Go further and enable Cost Anomaly Detection (AWS) or Azure Cost Alerts — these use machine learning to detect unusual spending patterns and alert you in near-real-time. They can catch a misconfigured deployment that’s burning money within hours rather than at the end of the month.
7. Review and Eliminate Unused Resources Monthly
Cloud infrastructure has a way of accumulating debt. A developer creates a load balancer for a test, forgets to delete it, and it quietly costs $20/month for the next two years. Multiply that by a hundred small forgotten resources and you have a meaningful monthly expense with zero business value.
Build a habit of running a monthly cleanup: check for unattached EBS volumes (storage volumes not connected to any running instance), idle load balancers, unused Elastic IPs, old snapshots, forgotten databases, and orphaned networking resources. AWS Trusted Advisor and Azure Advisor both flag many of these automatically.
Some teams build this into their development culture with infrastructure-as-code practices — every resource is defined in Terraform or CloudFormation, has a clear owner, and gets reviewed regularly. Resources that aren’t in the IaC codebase get treated as unauthorized and cleaned up. This prevents the accumulation problem at its source.

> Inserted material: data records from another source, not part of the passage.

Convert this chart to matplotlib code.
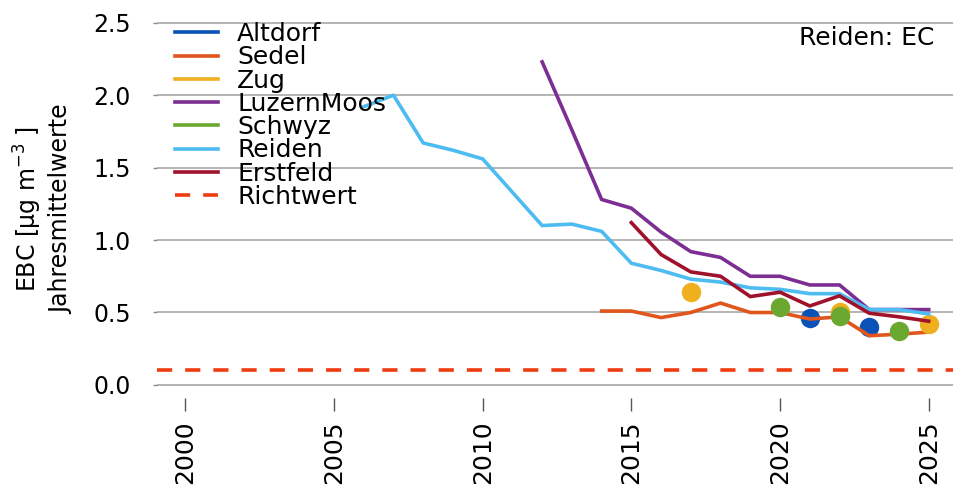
import matplotlib.pyplot as plt
from matplotlib.lines import Line2D

plt.rcParams['font.family'] = ['DejaVu Sans']

# Jahresmittelwerte EBC [µg m-3]
reiden_jahre = [2006, 2007, 2008, 2009, 2010, 2011, 2012, 2013, 2014, 2015, 2016, 2017,
                2018, 2019, 2020, 2021, 2022, 2023, 2024, 2025]
reiden_werte = [1.92, 2.00, 1.67, 1.62, 1.56, 1.33, 1.10, 1.11, 1.06, 0.84, 0.79, 0.73,
                0.71, 0.67, 0.66, 0.63, 0.63, 0.52, 0.52, 0.49]

luzern_jahre = [2012, 2013, 2014, 2015, 2016, 2017, 2018, 2019, 2020, 2021, 2022, 2023, 2024, 2025]
luzern_werte = [2.23, 1.76, 1.28, 1.22, 1.055, 0.92, 0.88, 0.75, 0.75, 0.69, 0.69, 0.52, 0.52, 0.52]

erstfeld_jahre = [2015, 2016, 2017, 2018, 2019, 2020, 2021, 2022, 2023, 2024, 2025]
erstfeld_werte = [1.12, 0.90, 0.78, 0.75, 0.61, 0.64, 0.545, 0.615, 0.495, 0.47, 0.44]

sedel_jahre = [2014, 2015, 2016, 2017, 2018, 2019, 2020, 2021, 2022, 2023, 2024, 2025]
sedel_werte = [0.51, 0.51, 0.465, 0.50, 0.565, 0.50, 0.50, 0.455, 0.47, 0.34, 0.35, 0.365]

zug_jahre = [2017, 2022, 2025]
zug_werte = [0.64, 0.50, 0.42]

altdorf_jahre = [2021, 2023]
altdorf_werte = [0.46, 0.40]

schwyz_jahre = [2020, 2022, 2024]
schwyz_werte = [0.535, 0.475, 0.37]

richtwert = 0.1

farben = {
    'Altdorf': '#0a52b8',
    'Sedel': '#e0561c',
    'Zug': '#efb020',
    'LuzernMoos': '#7c2e93',
    'Schwyz': '#6aa830',
    'Reiden': '#4dbcf0',
    'Erstfeld': '#a0122c',
    'Richtwert': '#f03c10',
}

fig = plt.figure(figsize=(9.54, 4.87), dpi=100)
ax = fig.add_axes([0.1646, 0.1828, 0.8354, 0.7765])

lw = 2.6
ms = 14
ax.plot(altdorf_jahre, altdorf_werte, 'o', color=farben['Altdorf'], ms=ms, mec='none', zorder=3)
ax.plot(sedel_jahre, sedel_werte, color=farben['Sedel'], lw=lw, zorder=3)
ax.plot(zug_jahre, zug_werte, 'o', color=farben['Zug'], ms=ms, mec='none', zorder=3)
ax.plot(luzern_jahre, luzern_werte, color=farben['LuzernMoos'], lw=lw, zorder=3)
ax.plot(schwyz_jahre, schwyz_werte, 'o', color=farben['Schwyz'], ms=ms, mec='none', zorder=3)
ax.plot(reiden_jahre, reiden_werte, color=farben['Reiden'], lw=lw, zorder=3)
ax.plot(erstfeld_jahre, erstfeld_werte, color=farben['Erstfeld'], lw=lw, zorder=3)
ax.axhline(richtwert, color=farben['Richtwert'], lw=lw, ls=(0, (4.2, 3.6)), zorder=3)

ax.set_xlim(1999.05, 2025.85)
ax.set_ylim(-0.09, 2.52)
ax.set_xticks([2000, 2005, 2010, 2015, 2020, 2025])
ax.set_yticks([0.0, 0.5, 1.0, 1.5, 2.0, 2.5])
ax.set_yticklabels(['0.0', '0.5', '1.0', '1.5', '2.0', '2.5'])
ax.grid(axis='y', color='#b4b4b4', lw=1.4, zorder=1)
for s in ax.spines.values():
    s.set_visible(False)

ax.tick_params(axis='x', length=9, width=1, color='#555555', labelsize=18,
               labelrotation=90, pad=7)
ax.tick_params(axis='y', length=3, width=1, color='#888888', labelsize=17, pad=16)

ax.set_ylabel('EBC [µg m$^{-3}$ ]\nJahresmittelwerte', fontsize=17, labelpad=14,
              linespacing=1.3)

ax.text(0.976, 0.952, 'Reiden: EC', transform=ax.transAxes, ha='right', va='center',
        fontsize=18)

namen = ['Altdorf', 'Sedel', 'Zug', 'LuzernMoos', 'Schwyz', 'Reiden', 'Erstfeld', 'Richtwert']
handles = [Line2D([], [], color=farben[n], lw=lw) for n in namen[:-1]]
handles.append(Line2D([], [], color=farben['Richtwert'], lw=lw, ls=(0, (4.2, 3.6))))
ax.legend(handles, namen, loc='upper left', bbox_to_anchor=(0.0, 1.04), frameon=False,
          prop={'size': 18}, handlelength=1.75, handletextpad=0.75, labelspacing=-0.03,
          borderaxespad=0.3)

fig.savefig('out.png', dpi=100)
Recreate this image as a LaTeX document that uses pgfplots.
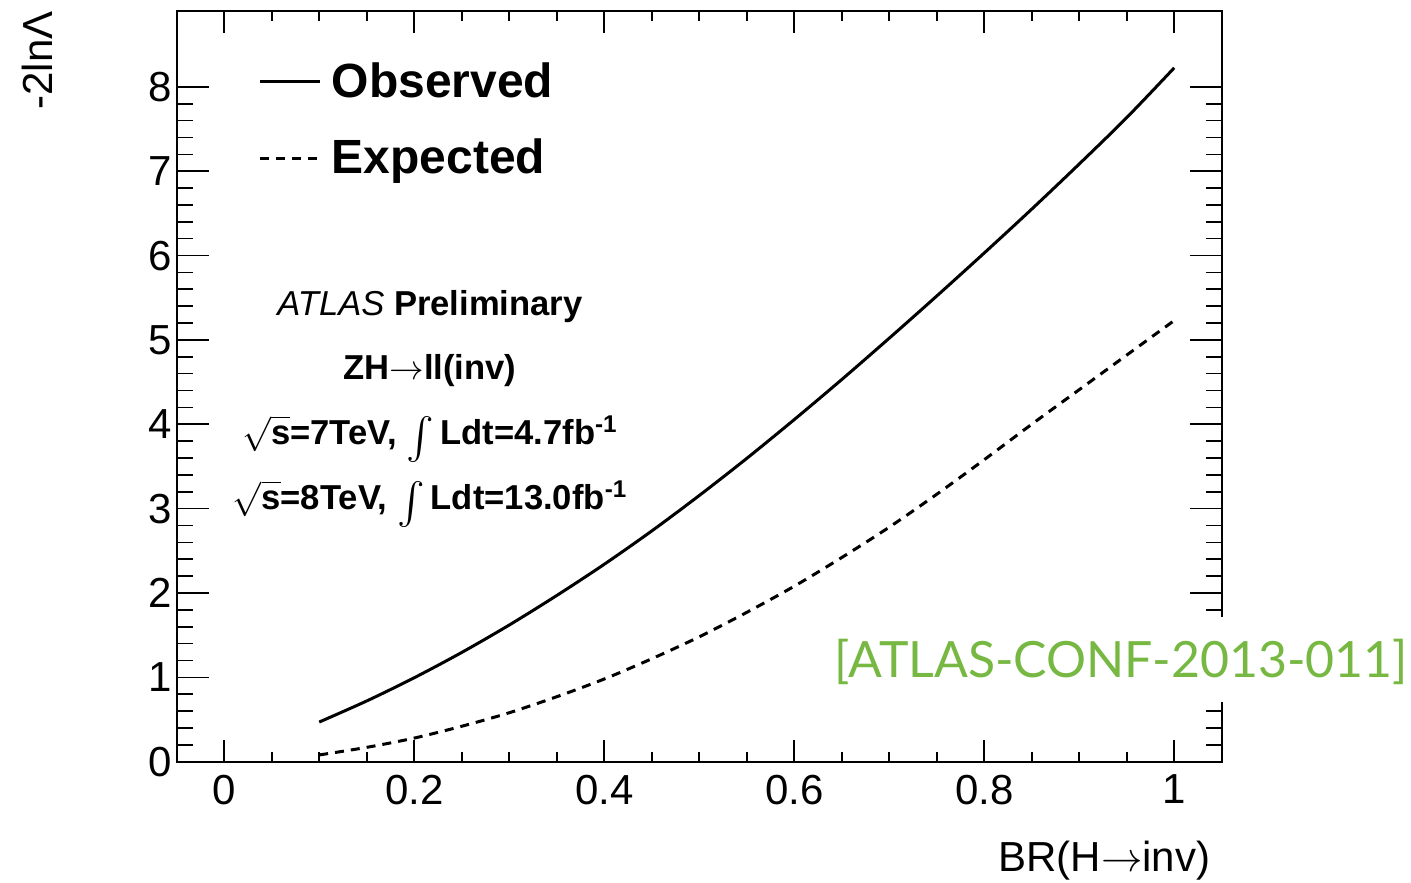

Putting It Together: A Realistic Savings Estimate
Implementing all seven of these strategies won’t happen overnight, but they’re all doable within a quarter. Based on typical results: right-sizing alone saves 20-30%, reserved capacity saves another 20-40% on baseline compute, turning off dev environments saves 10-20%, and storage optimization saves 5-20% depending on your data volume. Total savings of 35-55% on monthly cloud spend are achievable for most organizations that haven’t done this work before.
The first step is visibility. You can’t optimize what you can’t see. Start by enabling detailed billing reports and getting a clear picture of where your money is actually going. That clarity, combined with the right tooling, makes every subsequent decision easier.